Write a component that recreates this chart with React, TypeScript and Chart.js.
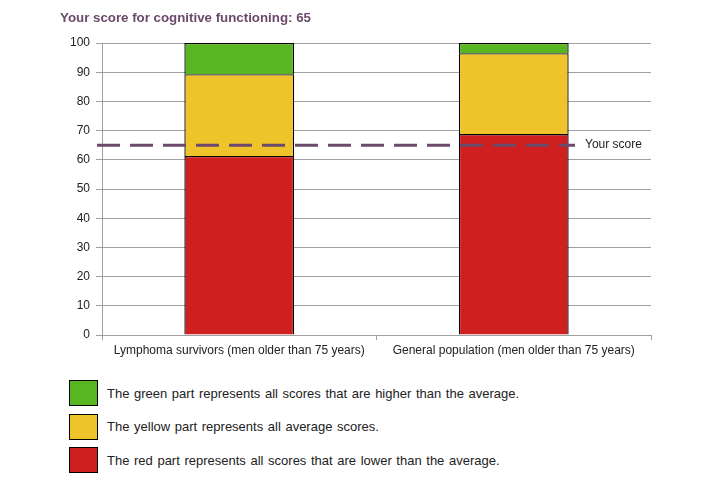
import React, { useEffect, useRef } from "react";
import { Chart, registerables } from "chart.js";

Chart.register(...registerables);

const titleText = "Your score for cognitive functioning: 65";
const categories = [
  "Lymphoma survivors (men older than 75 years)",
  "General population (men older than 75 years)",
];
const redValues = [61.3, 68.8];
const yellowValues = [28.0, 27.7];
const greenValues = [10.7, 3.5];
const yourScore = 65;
const yourScoreLabel = "Your score";
const seriesNames = ["Lower", "Average", "Higher"];
const legendLabels = [
  "The green part represents all scores that are higher than the average.",
  "The yellow part represents all average scores.",
  "The red part represents all scores that are lower than the average.",
];

const RED = "#d01f1f";
const YELLOW = "#eec42a";
const GREEN = "#58b623";
const PURPLE = "#6b4a6b";
const legendColors = [GREEN, YELLOW, RED];
const FONT = "'Liberation Sans', Arial, sans-serif";

const scoreLinePlugin = {
  id: "scoreLine",
  afterDatasetsDraw(chart: any) {
    const { ctx, chartArea, scales } = chart;
    const y = scales.y.getPixelForValue(yourScore);
    ctx.save();
    ctx.strokeStyle = PURPLE;
    ctx.lineWidth = 3;
    ctx.setLineDash([23, 10]);
    ctx.beginPath();
    ctx.moveTo(chartArea.left - 5, y);
    ctx.lineTo(chartArea.right - 76, y);
    ctx.stroke();
    ctx.setLineDash([]);
    ctx.fillStyle = "#222";
    ctx.font = "12px " + FONT;
    ctx.textAlign = "left";
    ctx.textBaseline = "middle";
    ctx.fillText(yourScoreLabel, chartArea.right - 66, y - 1);
    ctx.restore();
  },
};

export default function App() {
  const ref = useRef<HTMLCanvasElement>(null);
  useEffect(() => {
    if (!ref.current) return;
    const chart = new Chart(ref.current, {
      type: "bar",
      data: {
        labels: categories,
        datasets: [
          { label: seriesNames[0], data: redValues, backgroundColor: RED },
          { label: seriesNames[1], data: yellowValues, backgroundColor: YELLOW },
          { label: seriesNames[2], data: greenValues, backgroundColor: GREEN },
        ].map((d) => ({
          ...d,
          borderColor: "#000",
          borderWidth: 1.3,
          borderSkipped: "start",
          barPercentage: 0.4,
          categoryPercentage: 1,
        })),
      },
      options: {
        responsive: false,
        animation: false,
        layout: { padding: { top: 43, right: 67, left: 0, bottom: 0 } },
        plugins: { legend: { display: false }, tooltip: { enabled: false } },
        scales: {
          x: {
            stacked: true,
            grid: {
              drawOnChartArea: false,
              offset: true,
              tickLength: 5,
              color: "#a0a0a0",
            },
            border: { color: "#a0a0a0" },
            ticks: { font: { size: 12, family: FONT }, color: "#222", padding: 3, maxRotation: 0 },
            afterFit: (s: any) => {
              s.height = 30;
            },
          },
          y: {
            stacked: true,
            min: 0,
            max: 100,
            ticks: { stepSize: 10, font: { size: 12, family: FONT }, color: "#222", padding: 6 },
            grid: { color: "#a0a0a0", tickLength: 6 },
            border: { color: "#a0a0a0" },
            afterFit: (s: any) => {
              s.width = 102;
            },
          },
        },
      },
      plugins: [scoreLinePlugin],
    });
    return () => chart.destroy();
  }, []);

  return (
    <div
      style={{
        position: "absolute",
        left: 0,
        top: 0,
        width: 718,
        height: 500,
        background: "#fff",
        fontFamily: FONT,
      }}
    >
      <canvas
        ref={ref}
        width={718}
        height={365}
        style={{ position: "absolute", left: 0, top: 0, width: 718, height: 365 }}
      />
      <div
        style={{
          position: "absolute",
          left: 60,
          top: 10,
          fontSize: 13.3,
          fontWeight: "bold",
          color: PURPLE,
          lineHeight: "16px",
          whiteSpace: "nowrap",
        }}
      >
        {titleText}
      </div>
      {legendLabels.map((t, i) => (
        <div
          key={i}
          style={{
            position: "absolute",
            left: 69,
            top: 380 + i * 33.5,
            height: 26,
            display: "flex",
            alignItems: "center",
            whiteSpace: "nowrap",
          }}
        >
          <div
            style={{
              width: 27,
              height: 24,
              background: legendColors[i],
              border: "1px solid #000",
              marginRight: 9,
            }}
          />
          <span style={{ fontSize: 13, color: "#222", wordSpacing: 1 }}>{t}</span>
        </div>
      ))}
    </div>
  );
}
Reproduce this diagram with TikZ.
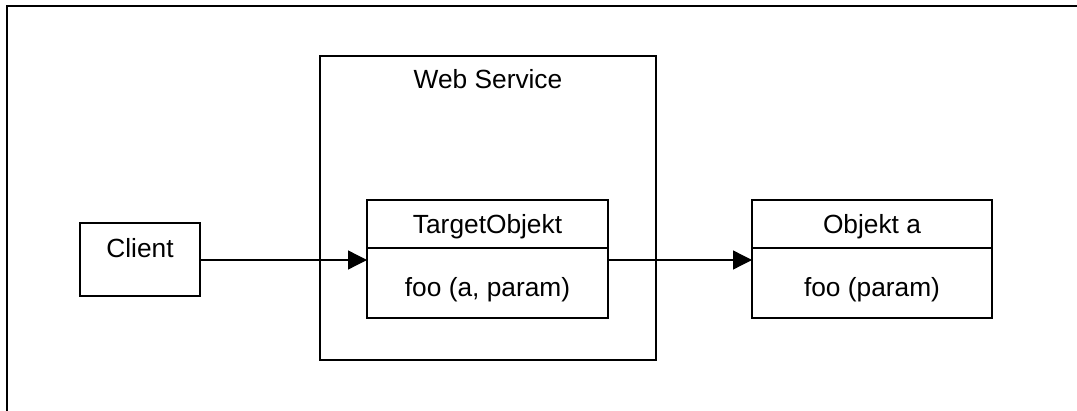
\documentclass[tikz,border=0pt]{standalone}
\usepackage{fontspec}
\setmainfont{Liberation Sans}
\usetikzlibrary{arrows.meta}
\begin{document}
\begin{tikzpicture}[x=1pt,y=-1pt,
  box/.style={draw=black, line width=1.3pt, rectangle, inner sep=0pt, outer sep=0pt},
  lbl/.style={anchor=base, inner sep=0pt, font=\fontsize{26.3}{30}\selectfont},
  arr/.style={line width=1.3pt, -{Triangle[length=19pt,width=19pt]}},
  frame/.style={line width=2pt, line cap=rect}]
\useasboundingbox (0,0) rectangle (1077,411);
% outer frame (top and left only)
\coordinate (fb) at (7,412);
\coordinate (fc) at (7,6);
\coordinate (fr) at (1078,6);
\draw[frame] (fb) -- (fc) -- (fr);
% boxes
\node[box, minimum width=120pt, minimum height=73pt] (client) at (140,259.5) {};
\node[box, minimum width=336pt, minimum height=304pt] (ws) at (488,208) {};
\node[box, minimum width=241pt, minimum height=48pt] (tgtH) at (487.5,224) {};
\node[box, minimum width=241pt, minimum height=70pt] (tgtB) at (487.5,283) {};
\node[box, minimum width=240pt, minimum height=48pt] (objH) at (872,224) {};
\node[box, minimum width=240pt, minimum height=70pt] (objB) at (872,283) {};
% labels
\node[lbl] (tclient) at (140,258) {Client};
\node[lbl] (tws) at (488,89) {Web Service};
\node[lbl] (ttgtH) at (487.5,233.5) {TargetObjekt};
\node[lbl] (ttgtB) at (487.5,297) {foo (a, param)};
\node[lbl] (tobjH) at (872,233.5) {Objekt a};
\node[lbl] (tobjB) at (872,297) {foo (param)};
% connectors
\coordinate (ay) at (0,260);
\draw[arr] (client.east |- ay) -- (tgtB.west |- ay);
\draw[arr] (tgtB.east |- ay) -- (objB.west |- ay);
\end{tikzpicture}
\end{document}
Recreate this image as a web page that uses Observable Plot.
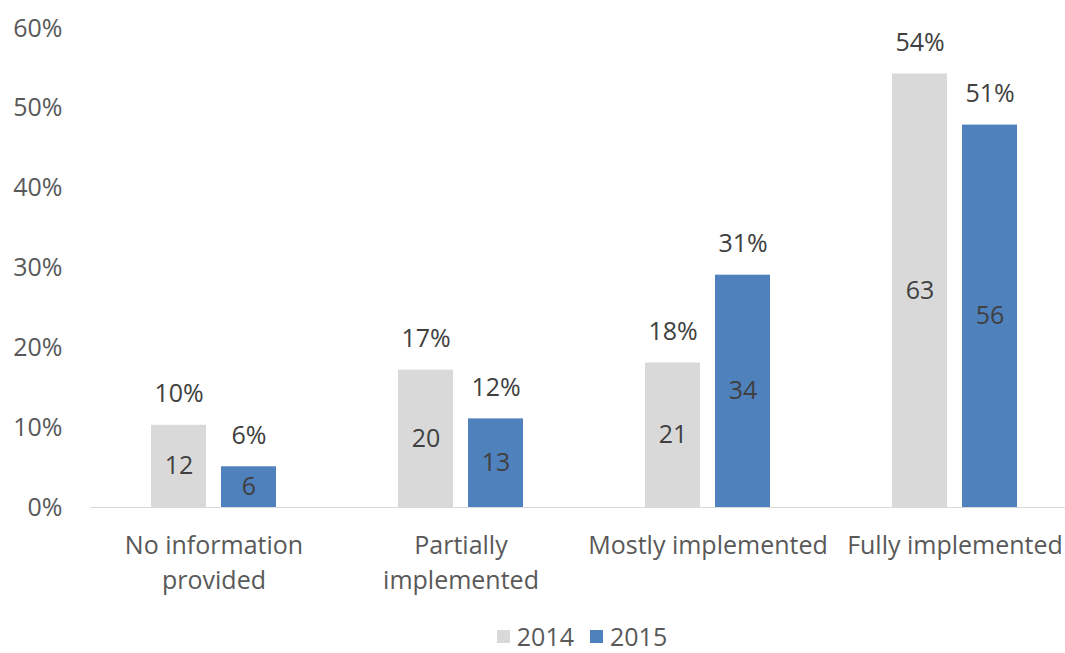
<!DOCTYPE html>
<html><head><meta charset="utf-8">
<script src="https://cdn.jsdelivr.net/npm/d3@7"></script>
<script src="https://cdn.jsdelivr.net/npm/@observablehq/plot@0.6"></script>
<style>
body{margin:0;background:#fff;font-family:"Open Sans",sans-serif;}
#legend{display:flex;justify-content:center;align-items:center;height:33px;padding-top:5px;padding-bottom:6px;font-size:25px;color:#595959;padding-left:99px;box-sizing:border-box;width:1065px;}
#legend .item{display:flex;align-items:center;margin:0 8px;line-height:22px;}
#legend .sw{width:13px;height:13px;margin-right:7px;}
</style></head><body><div id="chart"></div><div id="legend"></div>
<script>
const categories = ["No information provided","Partially implemented","Mostly implemented","Fully implemented"];
const categoryLabels = ["No information\nprovided","Partially\nimplemented","Mostly implemented","Fully implemented"];
const series = ["2014","2015"];
const colors = ["#d9d9d9","#4f81bd"];
const values2014 = [10.3,17.2,18.1,54.3];
const values2015 = [5.1,11.1,29.1,47.9];
const pctLabels2014 = ["10%","17%","18%","54%"];
const pctLabels2015 = ["6%","12%","31%","51%"];
const counts2014 = [12,20,21,63];
const counts2015 = [6,13,34,56];
const yTicks = [0,10,20,30,40,50,60];

const data = [];
categories.forEach((c,i)=>{
  data.push({category:c, series:series[0], value:values2014[i], pct:pctLabels2014[i], count:counts2014[i]});
  data.push({category:c, series:series[1], value:values2015[i], pct:pctLabels2015[i], count:counts2015[i]});
});

const chart = Plot.plot({
  width:1065, height:620, marginTop:28, marginBottom:113, marginLeft:90, marginRight:0,
  style:{fontFamily:'"Open Sans", sans-serif', fontSize:"25px", color:"#595959", background:"#fff", overflow:"hidden"},
  fx:{domain:categories, range:[90,1078], padding:0, label:null},
  x:{domain:series, paddingInner:0.214, paddingOuter:0.871, axis:null},
  y:{domain:[0,60], axis:null},
  color:{domain:series, range:colors},
  marks:[
    Plot.ruleY([0], {stroke:"#d9d9d9", strokeWidth:1}),
    Plot.barY(data, {fx:"category", x:"series", y:"value", fill:"series"}),
    Plot.text(data, {fx:"category", x:"series", y:"value", text:"pct", dy:-31, fill:"#404040"}),
    Plot.text(data, {fx:"category", x:"series", y:d=>d.value/2, text:"count", fill:"#404040"}),
    Plot.axisY(yTicks, {tickSize:0, tickPadding:28, tickFormat:d=>d+"%", fill:"#595959", label:null}),
    Plot.axisFx({anchor:"bottom", tickSize:0, tickPadding:22, tickFormat:c=>categoryLabels[categories.indexOf(c)], lineHeight:1.4, fill:"#595959", label:null})
  ]
});
document.getElementById("chart").appendChild(chart);

const legend = document.getElementById("legend");
series.forEach((s,i)=>{
  const item = document.createElement("div"); item.className="item";
  const sw = document.createElement("div"); sw.className="sw"; sw.style.background=colors[i];
  const t = document.createElement("span"); t.textContent=s;
  item.appendChild(sw); item.appendChild(t); legend.appendChild(item);
});
</script></body></html>
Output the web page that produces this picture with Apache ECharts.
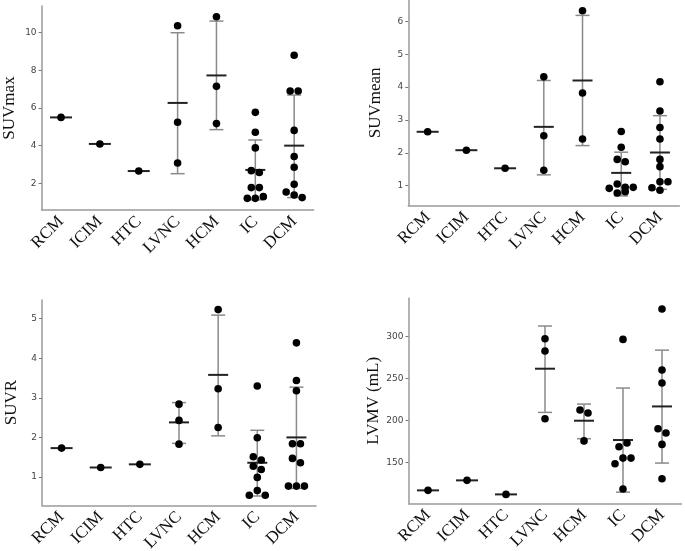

|---|

(THE PROBLEM) Write out an exact copy of the listing, first line through the line containing "Chart.register(...registerables);", with the pictures left out.

(TASK OUTPUT)
Write a component that recreates this chart with React, TypeScript and Chart.js.
import React, { useEffect, useRef } from "react";
import { Chart, registerables } from "chart.js";

Chart.register(...registerables);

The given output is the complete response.